** Start SUPPLIED DATA **
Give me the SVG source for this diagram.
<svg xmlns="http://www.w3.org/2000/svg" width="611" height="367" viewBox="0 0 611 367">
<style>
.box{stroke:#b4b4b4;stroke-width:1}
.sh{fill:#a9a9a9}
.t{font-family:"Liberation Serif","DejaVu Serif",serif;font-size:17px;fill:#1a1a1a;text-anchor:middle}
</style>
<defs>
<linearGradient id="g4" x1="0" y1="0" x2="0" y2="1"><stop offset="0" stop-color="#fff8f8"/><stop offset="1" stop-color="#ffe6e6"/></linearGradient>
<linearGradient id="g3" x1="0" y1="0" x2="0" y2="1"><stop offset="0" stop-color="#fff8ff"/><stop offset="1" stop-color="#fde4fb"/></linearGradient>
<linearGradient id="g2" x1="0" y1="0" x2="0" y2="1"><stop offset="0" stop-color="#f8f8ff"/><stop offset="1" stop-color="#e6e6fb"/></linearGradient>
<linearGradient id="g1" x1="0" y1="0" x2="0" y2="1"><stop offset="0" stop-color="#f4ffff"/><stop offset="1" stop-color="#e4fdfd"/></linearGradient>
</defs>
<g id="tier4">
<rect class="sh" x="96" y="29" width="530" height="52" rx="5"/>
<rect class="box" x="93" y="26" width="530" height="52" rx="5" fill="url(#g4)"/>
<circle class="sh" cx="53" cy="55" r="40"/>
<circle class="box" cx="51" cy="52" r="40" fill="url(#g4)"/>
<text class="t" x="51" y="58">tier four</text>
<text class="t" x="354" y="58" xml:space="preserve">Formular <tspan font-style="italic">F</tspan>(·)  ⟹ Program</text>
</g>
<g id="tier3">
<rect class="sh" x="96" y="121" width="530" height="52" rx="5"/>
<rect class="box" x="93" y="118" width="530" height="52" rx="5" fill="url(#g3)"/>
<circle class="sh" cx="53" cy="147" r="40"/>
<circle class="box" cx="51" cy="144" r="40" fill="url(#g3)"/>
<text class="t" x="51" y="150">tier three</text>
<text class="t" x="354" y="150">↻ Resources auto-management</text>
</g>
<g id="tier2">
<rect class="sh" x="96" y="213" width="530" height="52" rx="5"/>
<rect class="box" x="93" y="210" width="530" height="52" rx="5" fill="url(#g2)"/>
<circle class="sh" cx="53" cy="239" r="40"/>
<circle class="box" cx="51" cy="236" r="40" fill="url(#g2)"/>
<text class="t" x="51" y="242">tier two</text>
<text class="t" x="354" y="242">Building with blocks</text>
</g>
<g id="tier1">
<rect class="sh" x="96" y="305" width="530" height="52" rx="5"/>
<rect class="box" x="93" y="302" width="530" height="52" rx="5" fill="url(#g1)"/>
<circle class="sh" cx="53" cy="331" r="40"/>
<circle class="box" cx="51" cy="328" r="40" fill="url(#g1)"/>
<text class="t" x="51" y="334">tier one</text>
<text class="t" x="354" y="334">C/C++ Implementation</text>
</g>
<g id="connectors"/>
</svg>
** End SUPPLIED DATA **
GIVEN PROBLEM →
The listing above must be transcribed exactly, line by line.

EXERCISE RESPONSE →
Give me the SVG source for this diagram.
<svg xmlns="http://www.w3.org/2000/svg" width="611" height="367" viewBox="0 0 611 367">
<style>
.box{stroke:#b4b4b4;stroke-width:1}
.sh{fill:#a9a9a9}
.t{font-family:"Liberation Serif","DejaVu Serif",serif;font-size:17px;fill:#1a1a1a;text-anchor:middle}
</style>
<defs>
<linearGradient id="g4" x1="0" y1="0" x2="0" y2="1"><stop offset="0" stop-color="#fff8f8"/><stop offset="1" stop-color="#ffe6e6"/></linearGradient>
<linearGradient id="g3" x1="0" y1="0" x2="0" y2="1"><stop offset="0" stop-color="#fff8ff"/><stop offset="1" stop-color="#fde4fb"/></linearGradient>
<linearGradient id="g2" x1="0" y1="0" x2="0" y2="1"><stop offset="0" stop-color="#f8f8ff"/><stop offset="1" stop-color="#e6e6fb"/></linearGradient>
<linearGradient id="g1" x1="0" y1="0" x2="0" y2="1"><stop offset="0" stop-color="#f4ffff"/><stop offset="1" stop-color="#e4fdfd"/></linearGradient>
</defs>
<g id="tier4">
<rect class="sh" x="96" y="29" width="530" height="52" rx="5"/>
<rect class="box" x="93" y="26" width="530" height="52" rx="5" fill="url(#g4)"/>
<circle class="sh" cx="53" cy="55" r="40"/>
<circle class="box" cx="51" cy="52" r="40" fill="url(#g4)"/>
<text class="t" x="51" y="58">tier four</text>
<text class="t" x="354" y="58" xml:space="preserve">Formular <tspan font-style="italic">F</tspan>(·)  ⟹ Program</text>
</g>
<g id="tier3">
<rect class="sh" x="96" y="121" width="530" height="52" rx="5"/>
<rect class="box" x="93" y="118" width="530" height="52" rx="5" fill="url(#g3)"/>
<circle class="sh" cx="53" cy="147" r="40"/>
<circle class="box" cx="51" cy="144" r="40" fill="url(#g3)"/>
<text class="t" x="51" y="150">tier three</text>
<text class="t" x="354" y="150">↻ Resources auto-management</text>
</g>
<g id="tier2">
<rect class="sh" x="96" y="213" width="530" height="52" rx="5"/>
<rect class="box" x="93" y="210" width="530" height="52" rx="5" fill="url(#g2)"/>
<circle class="sh" cx="53" cy="239" r="40"/>
<circle class="box" cx="51" cy="236" r="40" fill="url(#g2)"/>
<text class="t" x="51" y="242">tier two</text>
<text class="t" x="354" y="242">Building with blocks</text>
</g>
<g id="tier1">
<rect class="sh" x="96" y="305" width="530" height="52" rx="5"/>
<rect class="box" x="93" y="302" width="530" height="52" rx="5" fill="url(#g1)"/>
<circle class="sh" cx="53" cy="331" r="40"/>
<circle class="box" cx="51" cy="328" r="40" fill="url(#g1)"/>
<text class="t" x="51" y="334">tier one</text>
<text class="t" x="354" y="334">C/C++ Implementation</text>
</g>
<g id="connectors"/>
</svg>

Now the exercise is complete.